Pline, Histoire naturelle, XI, 240 :"Le fromage le plus estimé à Rome, où l'on juge en présence l'une de l'autre les productions de tous les pays, est, parmi les fromages des provinces, celui qui provient de la contrée de Nîmes, de la Lozère et du Gévaudan ; mais le mérite en dure peu, et il ne vaut que tant qu'il est frais. Les pâturages des Alpes se recommandent par deux espèces de fromages. Les Alpes Dalmatiques envoient le Docléate ; les Alpes Ceutroniennes, le Vatusique."
Pline, Histoire naturelle, XXXIV, 3-4 :"Après celui-là le meilleur cuivre a été le Sallustien, qu'on tirait du territoire des Centrons, dans les Alpes ; il ne dura guère lui-même, et il fut remplacé par le cuivre Livien, dans les Gaules. L'un et l'autre avaient été dénommés d'après les propriétaires de la mine : le premier, d'après Salluste, ami du dieu Auguste; le second, d'après la femme de ce prince. Le cuivre Livien a bientôt manqué; cette mine est, en effet, aujourd'hui du plus mince rapport."
Strabon, Géographie, IV, 6, 6 :"Immédiatement après ces tribus ligyennes, de l'autre côté du Padus, commence le territoire des Salasses ; puis, au-dessus des Salasses, sur la crête même des Alpes, on rencontre successivement les Centrons, les Catoriges, les Varagres, les Nantuates, le lac Lemenna que traverse le Rhône et finalement la source de ce fleuve."
Strabon, Géographie, IV, 6, 7 :"On peut donc, quand on vient d'Italie et qu'on veut franchir les Alpes, prendre la route qui suit ladite vallée. Une fois au bout de la vallée on voit la route qui se bifurque ; l'une des branches se dirige sur le mont Poeninus, mais devient impraticable aux chariots vers le point culminant du passage ; quant à l'autre branche, qui est la plus occidentale des deux, elle traverse le pays des Centrons."
Strabon, Géographie, IV, 6, 11 :"Des différents chemins de montagne qui font communiquer l'Italie avec la Gaule transalpine et septentrionale, c'est celui du pays des Salasses qui mène à Lugdunum. Ce chemin, avons-nous dit, a deux branches, l'une qui peut être parcourue en chariot, mais qui est de beaucoup la plus longue (c'est celle qui traverse le territoire des Centrons), l'autre qui franchit le mont Poeninus et raccourcit ainsi la distance, mais qui n'offre partout qu'un sentier étroit et à pic."

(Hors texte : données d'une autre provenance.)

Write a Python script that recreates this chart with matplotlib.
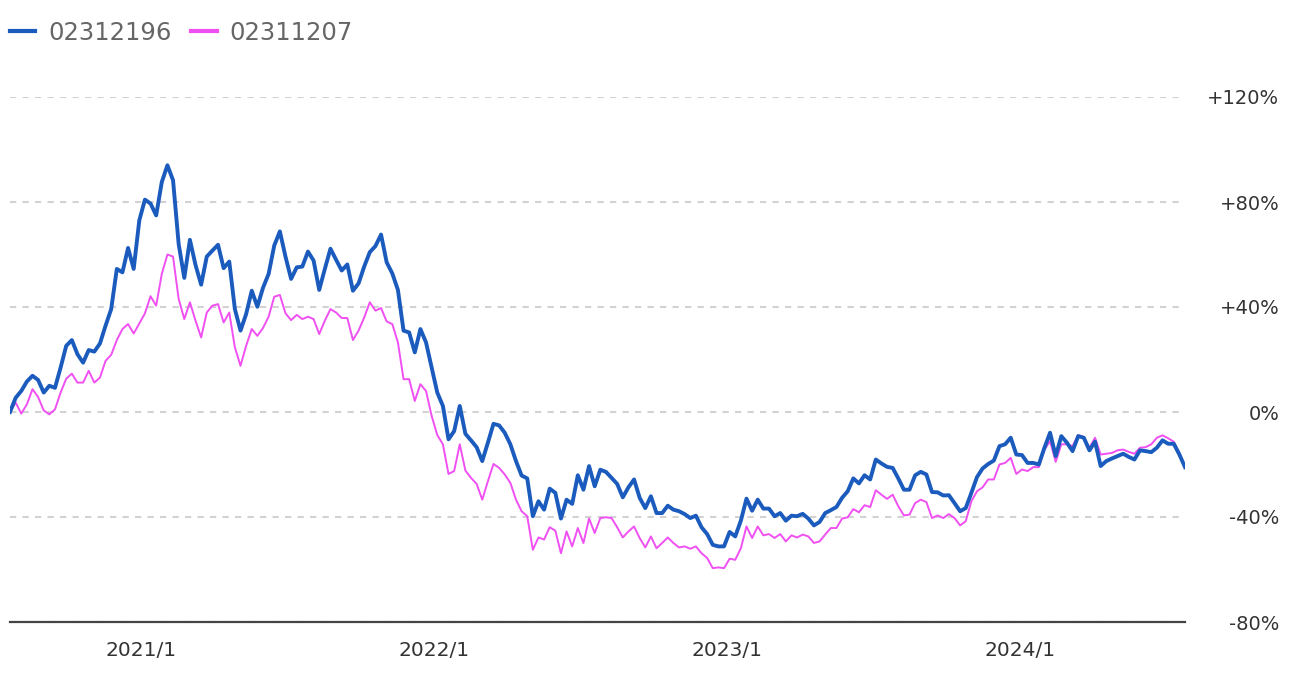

Inscription d'Aime-en-Tarentaise (AE 1995, 1021) T(ITO) FLAVIO FABIA GEMINO EQVO PVBL(ICO) PRAEF(ECTO) COH(ORTIS) PRIMAE THRACVM EQVI/TATAE TRIBVN(O) COHOR(TIS) P[RI]/MAE DALMATARVM |(MILIARIAE) TRIB(VNO) EIVSD(EM) COHOR(TIS) VICE TER[TI]AE DONIS MILITARIB(VS) DONATO AB IMP(ERATORE) SEVERO AVG(VSTO) IN EXPE/DITIONE PARTHIC(A) PROC(VRATORI) AD CENSVS ACCEPTANDOS IN PROVINCIA BELGICA PROC(VRATORI) ALPIVM ATRECTIANA/RVM ET VALLIS POENINAE CVRATORI REI P(VBLICAE) AVGVST[A]NOR(VM) PRAETORIANORVM F(ORO) CL(AVDIENSES) C(EVTRONES)
"À Titus Flavius Geminus, (de la tribu) Fabia, (décoré du titre de) chevalier public, préfet de la première cohorte Thracum equitata, tribun de la première cohorte Dalmatarum miliaria, tribun de la même cohorte en lieu et place de sa troisième (milice), ayant reçu de l'empereur Severus Auguste des décorations militaires lors de la guerre parthique, procurateur chargé de la perception du cens dans le province de Belgique, procurateur des Alpes atrectiennes et de la Vallée pennine, curateur des communautés de Augusta Praetoria (et) de Forum Claudii des Ceutrones."